Shakespeare, Sonnet 116

In Shakespeare’s Sonnet 116, the speaker seems to be conveying the idea that love is unchanging and lasts forever. He says that “Love is not love / Which alters when it alteration finds, / Or bends with the remover to remove” (lines 2-4). Even though the people who are in love might change (alter), or someone might leave the relationship (remove), the feeling of love still remains, and if that feeling goes away, then it was never true love. The references to love as “an ever-fixèd mark” (5) that “is never shaken” (6) also add to the idea that love does not change.

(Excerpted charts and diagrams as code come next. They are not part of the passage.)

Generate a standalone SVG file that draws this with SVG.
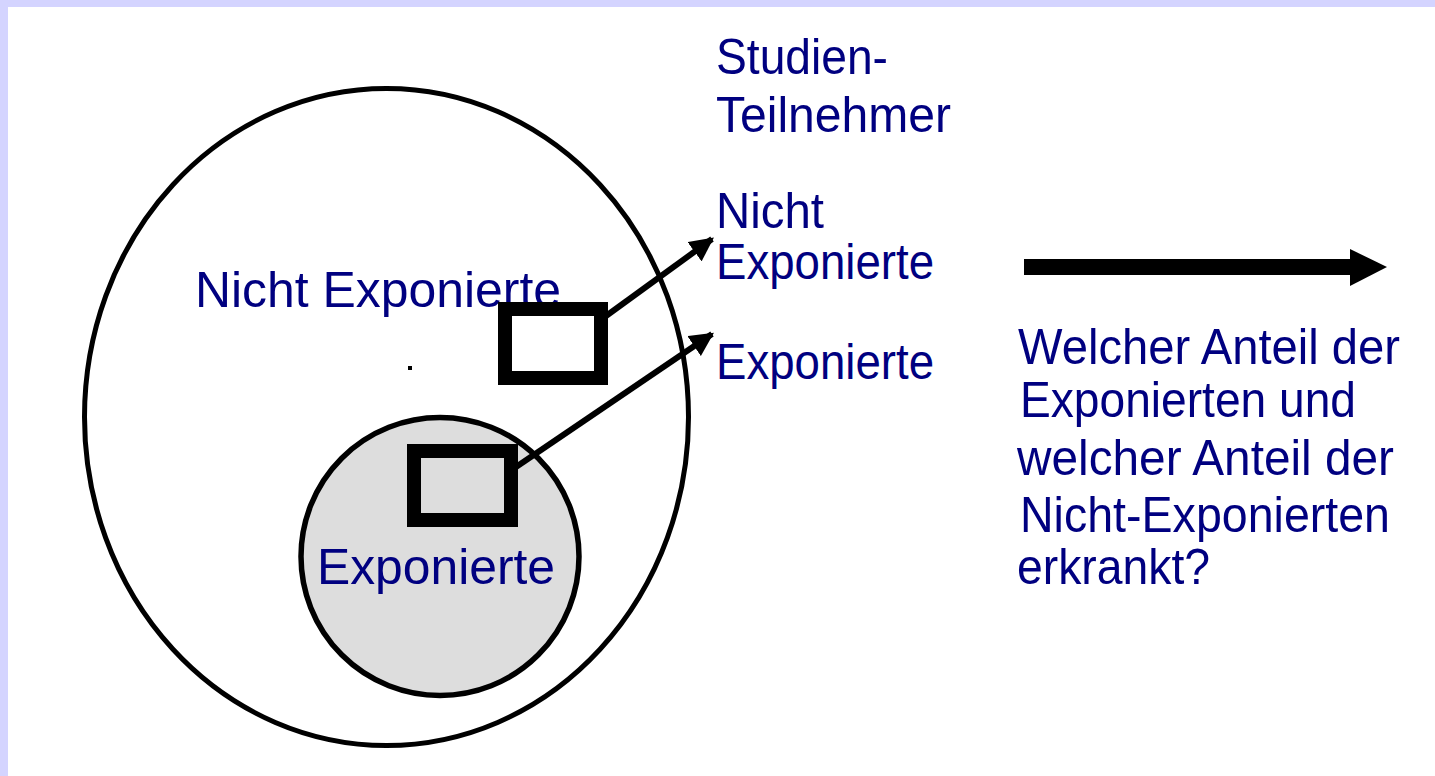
<svg xmlns="http://www.w3.org/2000/svg" width="1435" height="776" viewBox="0 0 1435 776">
<style>
text{font-family:"Liberation Sans",Arial,sans-serif;font-size:50px;fill:#000080}
.ln{stroke:#000;stroke-width:6;fill:none}
.box{stroke:#000;stroke-width:14}
</style>
<defs>
<marker id="ah" viewBox="0 0 10 10" refX="9" refY="5" markerWidth="4" markerHeight="4" markerUnits="strokeWidth" orient="auto">
<path d="M0,0 L10,5 L0,10 Z" fill="#000"/>
</marker>
</defs>
<rect x="0" y="0" width="1435" height="776" fill="#fff"/>
<rect x="0" y="0" width="1435" height="7" fill="#d4d4ff"/>
<rect x="0" y="0" width="8" height="776" fill="#d4d4ff"/>
<g id="studienteilnehmer">
<ellipse cx="386.5" cy="417" rx="302" ry="328.5" fill="none" stroke="#000" stroke-width="5"/>
<rect x="408" y="366" width="4" height="4" fill="#000"/>
<text x="195" y="307" textLength="366" lengthAdjust="spacingAndGlyphs">Nicht Exponierte</text>
</g>
<g id="exponierte">
<circle cx="440" cy="556.5" r="139" fill="#dddddd" stroke="#000" stroke-width="5.5"/>
<text x="317" y="584" textLength="238" lengthAdjust="spacingAndGlyphs">Exponierte</text>
</g>
<g id="box-nicht-exponierte">
<rect class="box" x="505" y="309" width="96" height="69" fill="#fff"/>
</g>
<g id="box-exponierte">
<rect class="box" x="414" y="451" width="97" height="69" fill="#dddddd"/>
</g>
<g id="connectors">
<line class="ln" x1="606" y1="316" x2="712" y2="239" marker-end="url(#ah)"/>
<line class="ln" x1="516" y1="467" x2="712" y2="334" marker-end="url(#ah)"/>
<line x1="1024" y1="267" x2="1352" y2="267" stroke="#000" stroke-width="16"/>
<polygon points="1350,249 1387,267 1350,286" fill="#000"/>
</g>
<g id="labels">
<text x="716" y="74" textLength="172" lengthAdjust="spacingAndGlyphs">Studien-</text>
<text x="716" y="132" textLength="235" lengthAdjust="spacingAndGlyphs">Teilnehmer</text>
<text x="716" y="228" textLength="108" lengthAdjust="spacingAndGlyphs">Nicht</text>
<text x="716" y="279" textLength="218" lengthAdjust="spacingAndGlyphs">Exponierte</text>
<text x="716" y="379" textLength="218" lengthAdjust="spacingAndGlyphs">Exponierte</text>
</g>
<g id="question">
<text x="1018" y="364" textLength="382" lengthAdjust="spacingAndGlyphs">Welcher Anteil der</text>
<text x="1020" y="417" textLength="336" lengthAdjust="spacingAndGlyphs">Exponierten und</text>
<text x="1017" y="475" textLength="377" lengthAdjust="spacingAndGlyphs">welcher Anteil der</text>
<text x="1020" y="532" textLength="370" lengthAdjust="spacingAndGlyphs">Nicht-Exponierten</text>
<text x="1017" y="584" textLength="193" lengthAdjust="spacingAndGlyphs">erkrankt?</text>
</g>
</svg>
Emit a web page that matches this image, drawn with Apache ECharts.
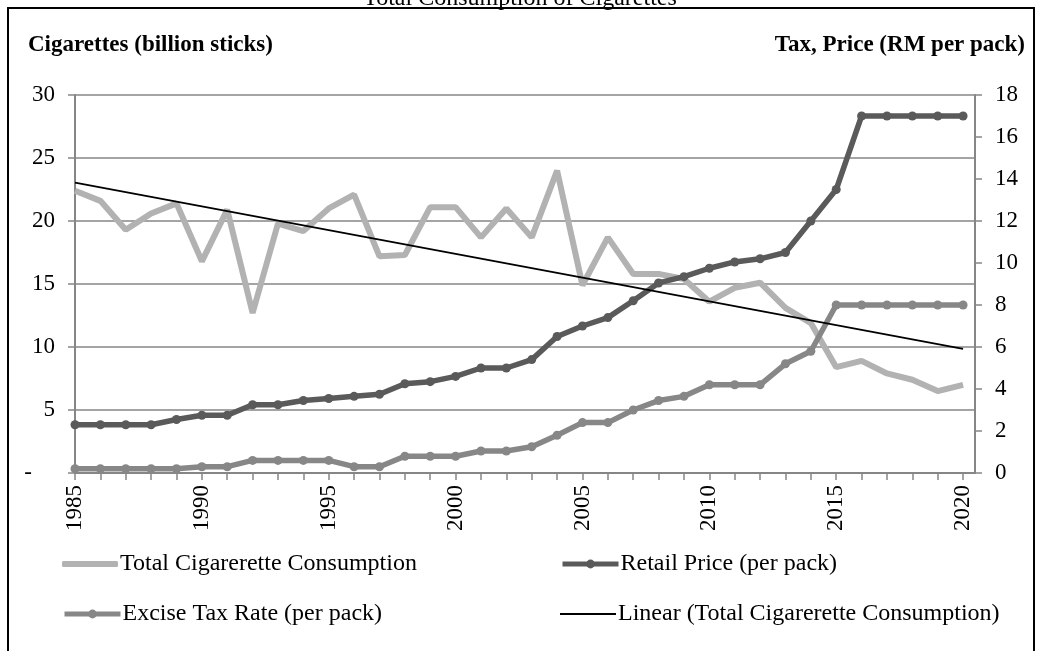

The lines “Love’s not time’s fool, though rosy lips and cheeks / Within his bending sickle’s compass come” (9-10) signify that time does not destroy true love, even though time (which is referred to as a “he”) has the power to change people’s appearances as they age, taking away “rosy lips and cheeks.” Similarly, the speaker says that “Love alters not with his brief hours and weeks, / But bears it out even to the edge of doom” (11-12). Love doesn’t change as days and weeks go by, but instead lasts until the end of time, “the edge of doom.”

I think the format of this poem as a sonnet also adds to the idea that love is powerful. In just 14 lines, Shakespeare was able to write about the speaker’s multiple viewpoints of what love it and isn’t. He gets right to the point and doesn’t leave anything up for debate, showing the speaker is certain about what love is.